◆ **STORED DATA**
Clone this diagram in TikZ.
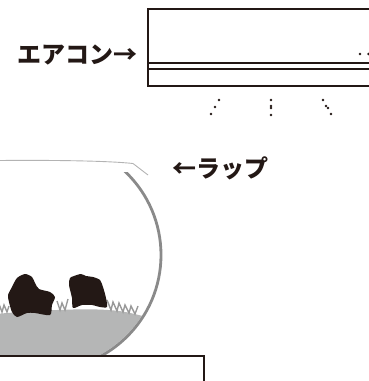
\documentclass[tikz,border=0pt]{standalone}
\usepackage{fontspec}
\newfontfamily\cjk{Noto Sans CJK JP}
\definecolor{ink}{HTML}{231815}
\definecolor{bowlgray}{HTML}{8A8A8A}
\definecolor{soilgray}{HTML}{B5B6B6}
\definecolor{grassgray}{HTML}{999999}
\definecolor{wrapgray}{HTML}{B3B3B3}
\begin{document}
\begin{tikzpicture}[x=1pt,y=-1pt,
  label/.style={text=ink,inner sep=0pt,font=\cjk\bfseries\fontsize{24}{24}\selectfont},
  unit/.style={draw=ink,line width=1.5pt},
  bowl/.style={draw=bowlgray,line width=2.8pt},
  wrap/.style={draw=wrapgray,line width=0.9pt},
  grass/.style={draw=grassgray,line width=1.4pt,line join=miter},
  rock/.style={fill=ink},
  airdot/.style={fill=ink}]
\useasboundingbox (0,0) rectangle (369,381);
\clip (0,0) rectangle (369,381);

% air conditioner body
\draw[unit] (380,9) -- (148,9) -- (148,86) -- (380,86);
\draw[unit] (148,63) -- (380,63);
\draw[unit] (148,69) -- (380,69);
\fill[airdot] (360,54) circle[radius=1.3];
\fill[airdot] (368.5,54) circle[radius=1.3];

% air flow dots
\foreach \p in {(219,100),(215,107),(211,114),
                (271,100),(271,106),(271,108),(271,115),
                (323,100),(326,106),(328,108),(331,114)}
  \fill[airdot] \p circle[radius=1.3];

% labels
\node[label] (aircon) at (77.5,55) {エアコン→};
\node[label] (wraptext) at (220,168) {←ラップ};

% plastic wrap over the bowl
\draw[wrap] (-2,160.5) .. controls (60,160) and (110,161) .. (133,163.5) -- (148,175);

% soil, grass and stones inside the bowl
\begin{scope}
  \clip (46,255) circle[radius=113.5];
  \fill[soilgray] (-5,314) .. controls (30,311) and (80,308) .. (108,310)
     .. controls (125,311) and (135,314) .. (150,318) -- (150,356) -- (-5,356) -- cycle;
  \draw[grass] (-1,304) -- (2,312) -- (4,305) -- (7,312) -- (9,306);
  \draw[grass] (57,301) -- (60,310) -- (62,303) -- (65,310) -- (68,299);
  \draw[grass] (107,300) -- (111,310) -- (113,302) -- (117,311) -- (119,303)
     -- (123,312) -- (125,305) -- (129,313) -- (131,306) -- (135,314) -- (138,306);
\end{scope}
\fill[rock] plot[smooth cycle,tension=0.45] coordinates {(17,278) (25,274) (32,277) (35,283) (39,289) (50,292) (55,297) (52,305) (50,315) (35,313) (27,313) (17,317) (12,312) (9,302) (8,295) (12,287)};
\fill[rock] plot[smooth cycle,tension=0.45] coordinates {(70,278) (74,276) (81,274) (86,276) (93,277) (100,280) (103,287) (106,298) (107,307) (100,307) (92,305) (82,305) (73,308) (72,298) (69,285)};

% glass bowl
\begin{scope}
  \clip (-10,172) rectangle (200,355);
  \draw[bowl] (46,255) circle[radius=115];
\end{scope}

% shelf
\draw[unit] (-2,356) -- (204,356) -- (204,390);
\end{tikzpicture}
\end{document}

◆ **REQUIRED TASK**
Without the pictures, return the listing above from its first line through the line that has "(133,163.5) -- (148,175);".

◆ **EXERCISE ANSWER**
Clone this diagram in TikZ.
\documentclass[tikz,border=0pt]{standalone}
\usepackage{fontspec}
\newfontfamily\cjk{Noto Sans CJK JP}
\definecolor{ink}{HTML}{231815}
\definecolor{bowlgray}{HTML}{8A8A8A}
\definecolor{soilgray}{HTML}{B5B6B6}
\definecolor{grassgray}{HTML}{999999}
\definecolor{wrapgray}{HTML}{B3B3B3}
\begin{document}
\begin{tikzpicture}[x=1pt,y=-1pt,
  label/.style={text=ink,inner sep=0pt,font=\cjk\bfseries\fontsize{24}{24}\selectfont},
  unit/.style={draw=ink,line width=1.5pt},
  bowl/.style={draw=bowlgray,line width=2.8pt},
  wrap/.style={draw=wrapgray,line width=0.9pt},
  grass/.style={draw=grassgray,line width=1.4pt,line join=miter},
  rock/.style={fill=ink},
  airdot/.style={fill=ink}]
\useasboundingbox (0,0) rectangle (369,381);
\clip (0,0) rectangle (369,381);

% air conditioner body
\draw[unit] (380,9) -- (148,9) -- (148,86) -- (380,86);
\draw[unit] (148,63) -- (380,63);
\draw[unit] (148,69) -- (380,69);
\fill[airdot] (360,54) circle[radius=1.3];
\fill[airdot] (368.5,54) circle[radius=1.3];

% air flow dots
\foreach \p in {(219,100),(215,107),(211,114),
                (271,100),(271,106),(271,108),(271,115),
                (323,100),(326,106),(328,108),(331,114)}
  \fill[airdot] \p circle[radius=1.3];

% labels
\node[label] (aircon) at (77.5,55) {エアコン→};
\node[label] (wraptext) at (220,168) {←ラップ};

% plastic wrap over the bowl
\draw[wrap] (-2,160.5) .. controls (60,160) and (110,161) .. (133,163.5) -- (148,175);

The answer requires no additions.